● What to work on: Print exactly the lines below between the line containing "Write the TikZ code for this diagram." and the line containing "(0,0) rectangle (1183,1110);", counting both of those lines. Leave pictures out.

★ ★ ★ ★ ★

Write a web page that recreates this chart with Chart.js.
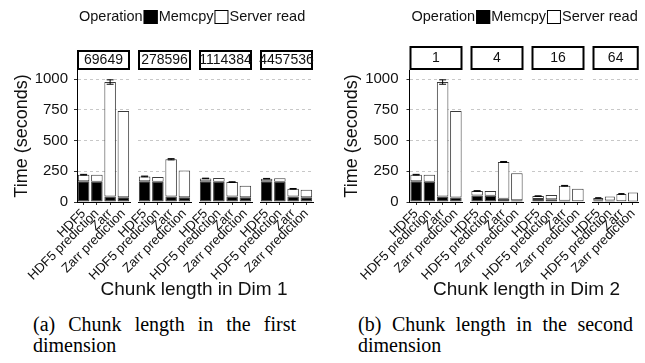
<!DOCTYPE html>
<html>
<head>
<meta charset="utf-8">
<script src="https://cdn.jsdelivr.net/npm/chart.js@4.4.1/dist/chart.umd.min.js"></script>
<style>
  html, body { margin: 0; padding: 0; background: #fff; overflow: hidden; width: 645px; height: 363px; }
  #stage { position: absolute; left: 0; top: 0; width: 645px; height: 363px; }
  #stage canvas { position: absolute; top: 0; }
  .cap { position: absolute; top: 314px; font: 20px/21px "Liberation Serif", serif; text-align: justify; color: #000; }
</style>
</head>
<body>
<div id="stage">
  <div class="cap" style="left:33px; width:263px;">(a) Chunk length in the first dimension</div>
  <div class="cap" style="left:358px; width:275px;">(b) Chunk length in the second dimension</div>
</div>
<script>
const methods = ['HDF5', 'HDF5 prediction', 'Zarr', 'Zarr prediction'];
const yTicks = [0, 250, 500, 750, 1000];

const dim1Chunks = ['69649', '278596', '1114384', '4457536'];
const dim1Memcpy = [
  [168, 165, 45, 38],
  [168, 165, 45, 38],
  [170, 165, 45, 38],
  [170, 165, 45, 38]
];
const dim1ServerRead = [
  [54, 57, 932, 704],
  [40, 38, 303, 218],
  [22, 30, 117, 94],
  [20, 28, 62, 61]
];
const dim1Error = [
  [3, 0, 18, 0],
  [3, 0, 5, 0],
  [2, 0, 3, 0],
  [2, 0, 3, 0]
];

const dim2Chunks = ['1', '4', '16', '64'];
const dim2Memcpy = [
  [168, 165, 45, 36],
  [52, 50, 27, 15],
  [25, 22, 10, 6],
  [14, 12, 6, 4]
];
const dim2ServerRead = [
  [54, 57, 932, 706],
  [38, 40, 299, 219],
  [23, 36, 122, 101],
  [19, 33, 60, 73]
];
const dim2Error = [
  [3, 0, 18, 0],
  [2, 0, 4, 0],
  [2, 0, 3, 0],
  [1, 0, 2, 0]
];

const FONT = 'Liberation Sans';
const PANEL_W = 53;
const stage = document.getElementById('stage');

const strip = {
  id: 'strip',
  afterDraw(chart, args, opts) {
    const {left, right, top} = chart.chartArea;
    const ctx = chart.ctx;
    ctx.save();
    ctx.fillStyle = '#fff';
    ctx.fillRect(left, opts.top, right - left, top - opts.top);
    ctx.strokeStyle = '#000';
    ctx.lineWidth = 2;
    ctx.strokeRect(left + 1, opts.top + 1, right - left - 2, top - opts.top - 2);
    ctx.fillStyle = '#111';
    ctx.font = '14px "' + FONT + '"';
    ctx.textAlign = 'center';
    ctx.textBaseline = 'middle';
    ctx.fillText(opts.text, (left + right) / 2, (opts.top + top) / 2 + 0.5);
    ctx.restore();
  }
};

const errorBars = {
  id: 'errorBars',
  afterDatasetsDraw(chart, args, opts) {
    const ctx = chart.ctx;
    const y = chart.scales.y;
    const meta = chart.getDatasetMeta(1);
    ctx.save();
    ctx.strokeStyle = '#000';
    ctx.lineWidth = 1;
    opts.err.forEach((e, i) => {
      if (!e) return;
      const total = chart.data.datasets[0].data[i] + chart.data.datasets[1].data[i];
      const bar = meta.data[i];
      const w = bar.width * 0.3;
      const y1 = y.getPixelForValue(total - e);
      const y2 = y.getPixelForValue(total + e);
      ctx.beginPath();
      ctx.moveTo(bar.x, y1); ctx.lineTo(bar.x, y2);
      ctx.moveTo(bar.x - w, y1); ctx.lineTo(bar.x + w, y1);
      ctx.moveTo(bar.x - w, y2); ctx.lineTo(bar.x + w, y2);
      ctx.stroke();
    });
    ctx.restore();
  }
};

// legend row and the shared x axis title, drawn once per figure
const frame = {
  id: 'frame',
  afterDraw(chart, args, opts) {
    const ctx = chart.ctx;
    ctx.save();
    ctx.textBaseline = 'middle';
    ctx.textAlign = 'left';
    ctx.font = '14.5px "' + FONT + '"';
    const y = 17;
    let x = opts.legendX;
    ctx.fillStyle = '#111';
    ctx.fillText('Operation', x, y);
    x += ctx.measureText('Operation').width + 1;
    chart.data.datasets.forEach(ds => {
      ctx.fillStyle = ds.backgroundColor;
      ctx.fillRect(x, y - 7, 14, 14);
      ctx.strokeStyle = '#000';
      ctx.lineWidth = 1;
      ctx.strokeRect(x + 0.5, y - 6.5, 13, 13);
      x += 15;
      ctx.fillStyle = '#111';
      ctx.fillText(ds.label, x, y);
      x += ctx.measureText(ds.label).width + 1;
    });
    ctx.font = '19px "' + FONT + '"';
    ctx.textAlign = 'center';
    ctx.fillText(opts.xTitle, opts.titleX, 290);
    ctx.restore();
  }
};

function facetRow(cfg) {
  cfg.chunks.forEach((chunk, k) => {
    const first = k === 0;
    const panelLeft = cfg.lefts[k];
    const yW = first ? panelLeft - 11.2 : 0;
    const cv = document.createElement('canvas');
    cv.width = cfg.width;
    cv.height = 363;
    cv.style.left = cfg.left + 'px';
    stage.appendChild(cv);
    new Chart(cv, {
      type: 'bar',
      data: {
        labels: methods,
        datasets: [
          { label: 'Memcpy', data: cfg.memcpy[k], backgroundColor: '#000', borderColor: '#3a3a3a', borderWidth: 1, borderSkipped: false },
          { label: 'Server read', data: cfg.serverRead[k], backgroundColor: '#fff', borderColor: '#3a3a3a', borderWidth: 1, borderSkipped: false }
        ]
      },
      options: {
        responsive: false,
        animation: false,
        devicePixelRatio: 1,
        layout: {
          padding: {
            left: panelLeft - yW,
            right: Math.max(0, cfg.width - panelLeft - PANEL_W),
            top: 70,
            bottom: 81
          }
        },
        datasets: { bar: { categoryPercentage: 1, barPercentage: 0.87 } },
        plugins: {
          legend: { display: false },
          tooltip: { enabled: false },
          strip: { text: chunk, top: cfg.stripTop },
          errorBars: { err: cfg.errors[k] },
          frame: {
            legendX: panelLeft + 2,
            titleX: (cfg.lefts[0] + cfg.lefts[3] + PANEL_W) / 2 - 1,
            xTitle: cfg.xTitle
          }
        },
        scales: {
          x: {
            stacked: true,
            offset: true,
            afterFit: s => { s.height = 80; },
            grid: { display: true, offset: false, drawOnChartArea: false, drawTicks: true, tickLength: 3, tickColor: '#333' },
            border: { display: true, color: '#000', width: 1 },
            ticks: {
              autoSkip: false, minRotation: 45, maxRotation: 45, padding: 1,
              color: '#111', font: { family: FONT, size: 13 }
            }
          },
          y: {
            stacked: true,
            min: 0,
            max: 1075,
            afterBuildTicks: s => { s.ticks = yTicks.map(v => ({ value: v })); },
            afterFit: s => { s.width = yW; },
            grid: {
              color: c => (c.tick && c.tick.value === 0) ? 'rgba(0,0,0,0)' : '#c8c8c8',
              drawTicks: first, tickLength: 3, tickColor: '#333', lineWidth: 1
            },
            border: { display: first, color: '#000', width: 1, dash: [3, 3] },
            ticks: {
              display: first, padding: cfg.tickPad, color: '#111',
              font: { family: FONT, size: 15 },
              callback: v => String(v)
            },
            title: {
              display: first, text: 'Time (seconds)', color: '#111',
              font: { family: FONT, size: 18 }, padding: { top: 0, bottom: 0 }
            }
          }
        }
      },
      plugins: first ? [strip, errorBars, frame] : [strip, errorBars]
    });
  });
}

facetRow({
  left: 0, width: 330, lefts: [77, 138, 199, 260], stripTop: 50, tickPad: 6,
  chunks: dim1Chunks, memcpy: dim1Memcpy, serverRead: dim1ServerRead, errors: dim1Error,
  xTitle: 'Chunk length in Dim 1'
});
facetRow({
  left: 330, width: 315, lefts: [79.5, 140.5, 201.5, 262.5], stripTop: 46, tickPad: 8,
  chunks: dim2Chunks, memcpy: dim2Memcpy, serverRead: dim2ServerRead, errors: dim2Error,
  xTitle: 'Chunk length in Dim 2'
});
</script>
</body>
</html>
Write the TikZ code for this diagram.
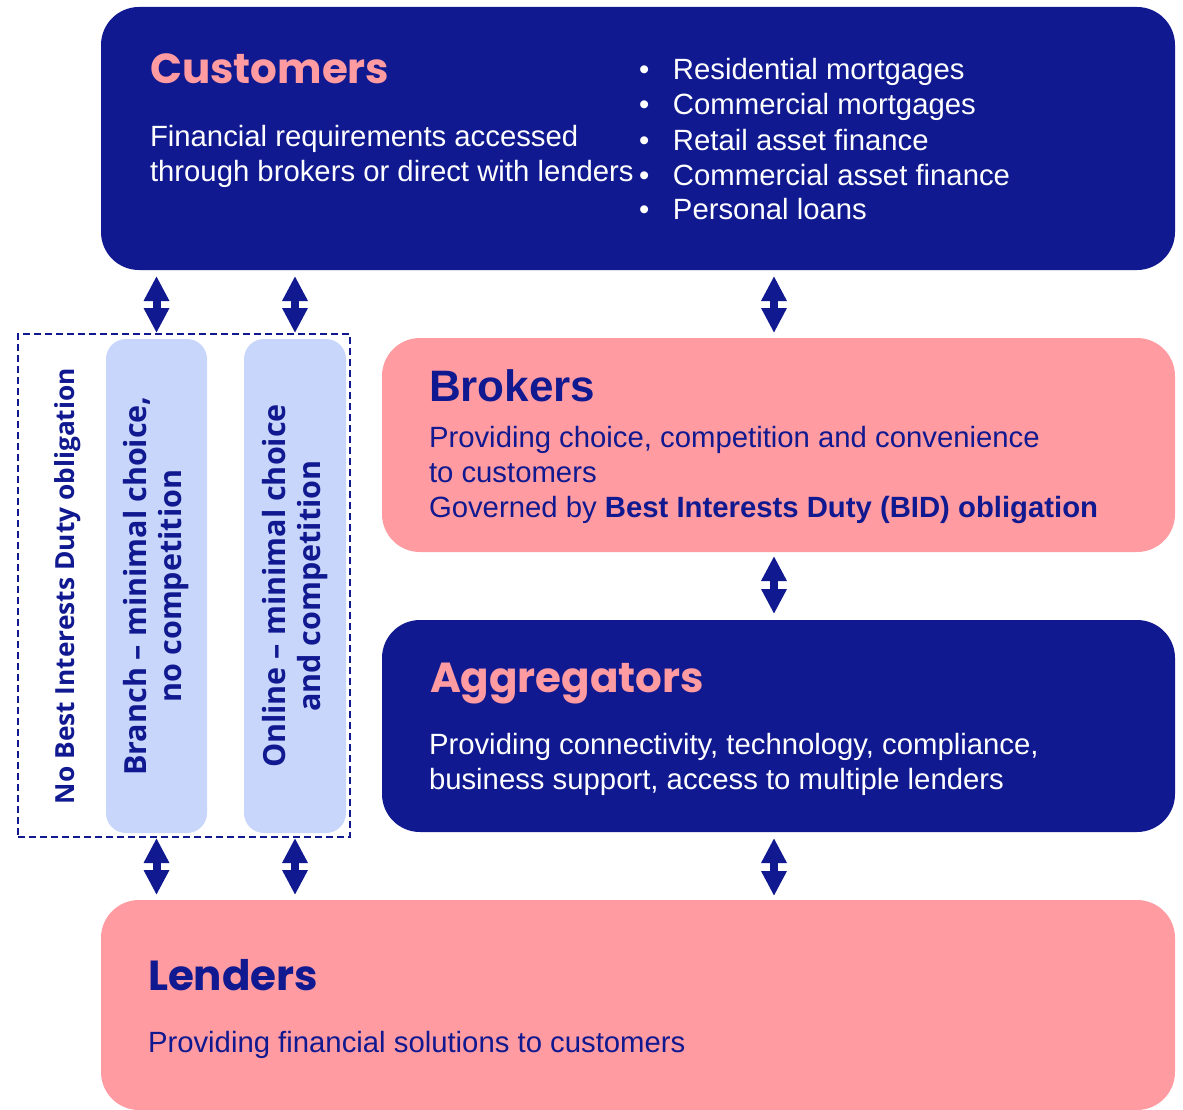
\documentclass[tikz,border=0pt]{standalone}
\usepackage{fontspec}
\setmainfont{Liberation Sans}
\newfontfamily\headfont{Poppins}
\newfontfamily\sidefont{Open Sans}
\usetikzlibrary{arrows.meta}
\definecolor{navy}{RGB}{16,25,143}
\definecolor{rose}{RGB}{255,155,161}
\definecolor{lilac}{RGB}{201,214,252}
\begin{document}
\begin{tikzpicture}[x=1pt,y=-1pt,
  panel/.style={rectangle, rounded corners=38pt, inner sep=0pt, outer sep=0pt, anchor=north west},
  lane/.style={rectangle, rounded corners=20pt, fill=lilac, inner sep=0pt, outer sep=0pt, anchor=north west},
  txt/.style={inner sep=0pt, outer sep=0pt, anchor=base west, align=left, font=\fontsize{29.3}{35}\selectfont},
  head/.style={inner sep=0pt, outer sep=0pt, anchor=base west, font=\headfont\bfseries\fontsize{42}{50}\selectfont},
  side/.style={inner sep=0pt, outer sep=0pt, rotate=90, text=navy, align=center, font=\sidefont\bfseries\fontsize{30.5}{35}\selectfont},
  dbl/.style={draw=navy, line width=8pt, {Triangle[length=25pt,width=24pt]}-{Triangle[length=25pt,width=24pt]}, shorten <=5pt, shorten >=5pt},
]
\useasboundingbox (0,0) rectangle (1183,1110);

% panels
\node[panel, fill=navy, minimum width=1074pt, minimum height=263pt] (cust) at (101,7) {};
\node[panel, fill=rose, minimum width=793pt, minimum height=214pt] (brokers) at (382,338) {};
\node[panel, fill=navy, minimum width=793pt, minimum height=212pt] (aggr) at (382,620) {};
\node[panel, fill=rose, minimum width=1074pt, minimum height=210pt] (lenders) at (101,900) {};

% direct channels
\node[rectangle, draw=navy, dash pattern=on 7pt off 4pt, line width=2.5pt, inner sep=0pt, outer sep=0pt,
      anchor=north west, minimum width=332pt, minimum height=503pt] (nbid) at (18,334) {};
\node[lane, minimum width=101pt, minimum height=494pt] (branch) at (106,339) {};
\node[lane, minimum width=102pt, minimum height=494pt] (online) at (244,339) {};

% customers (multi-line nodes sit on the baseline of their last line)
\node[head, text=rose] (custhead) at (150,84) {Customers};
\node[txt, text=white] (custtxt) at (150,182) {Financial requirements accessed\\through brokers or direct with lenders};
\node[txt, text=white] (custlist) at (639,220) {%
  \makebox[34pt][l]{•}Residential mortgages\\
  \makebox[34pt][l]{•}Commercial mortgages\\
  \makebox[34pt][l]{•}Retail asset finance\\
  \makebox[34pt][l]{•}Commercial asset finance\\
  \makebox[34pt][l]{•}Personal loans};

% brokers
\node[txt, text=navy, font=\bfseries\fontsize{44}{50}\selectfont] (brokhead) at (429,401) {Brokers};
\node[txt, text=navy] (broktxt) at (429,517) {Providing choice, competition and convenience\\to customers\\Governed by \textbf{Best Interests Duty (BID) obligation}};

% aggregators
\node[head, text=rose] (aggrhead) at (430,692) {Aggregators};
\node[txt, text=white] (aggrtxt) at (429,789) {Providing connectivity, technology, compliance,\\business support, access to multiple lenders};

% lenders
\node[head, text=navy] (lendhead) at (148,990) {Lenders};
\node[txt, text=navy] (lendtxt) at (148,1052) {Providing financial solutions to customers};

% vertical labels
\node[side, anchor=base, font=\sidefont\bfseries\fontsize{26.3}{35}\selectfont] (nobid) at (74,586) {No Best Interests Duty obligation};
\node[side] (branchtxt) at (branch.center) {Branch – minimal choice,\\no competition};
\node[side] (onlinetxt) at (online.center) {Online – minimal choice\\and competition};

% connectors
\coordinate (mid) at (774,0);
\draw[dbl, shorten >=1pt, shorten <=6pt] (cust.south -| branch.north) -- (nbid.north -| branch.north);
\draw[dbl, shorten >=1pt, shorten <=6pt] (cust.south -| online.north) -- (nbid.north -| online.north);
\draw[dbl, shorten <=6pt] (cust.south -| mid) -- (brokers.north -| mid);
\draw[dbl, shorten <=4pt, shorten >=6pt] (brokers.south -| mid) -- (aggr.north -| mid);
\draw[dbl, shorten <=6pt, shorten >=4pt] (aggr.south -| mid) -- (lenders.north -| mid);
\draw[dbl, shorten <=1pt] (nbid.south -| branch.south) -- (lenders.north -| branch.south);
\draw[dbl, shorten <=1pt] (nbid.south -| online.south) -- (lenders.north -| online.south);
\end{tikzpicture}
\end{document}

★ ★ ★ ★ ★

● Correct output:
Write the TikZ code for this diagram.
\documentclass[tikz,border=0pt]{standalone}
\usepackage{fontspec}
\setmainfont{Liberation Sans}
\newfontfamily\headfont{Poppins}
\newfontfamily\sidefont{Open Sans}
\usetikzlibrary{arrows.meta}
\definecolor{navy}{RGB}{16,25,143}
\definecolor{rose}{RGB}{255,155,161}
\definecolor{lilac}{RGB}{201,214,252}
\begin{document}
\begin{tikzpicture}[x=1pt,y=-1pt,
  panel/.style={rectangle, rounded corners=38pt, inner sep=0pt, outer sep=0pt, anchor=north west},
  lane/.style={rectangle, rounded corners=20pt, fill=lilac, inner sep=0pt, outer sep=0pt, anchor=north west},
  txt/.style={inner sep=0pt, outer sep=0pt, anchor=base west, align=left, font=\fontsize{29.3}{35}\selectfont},
  head/.style={inner sep=0pt, outer sep=0pt, anchor=base west, font=\headfont\bfseries\fontsize{42}{50}\selectfont},
  side/.style={inner sep=0pt, outer sep=0pt, rotate=90, text=navy, align=center, font=\sidefont\bfseries\fontsize{30.5}{35}\selectfont},
  dbl/.style={draw=navy, line width=8pt, {Triangle[length=25pt,width=24pt]}-{Triangle[length=25pt,width=24pt]}, shorten <=5pt, shorten >=5pt},
]
\useasboundingbox (0,0) rectangle (1183,1110);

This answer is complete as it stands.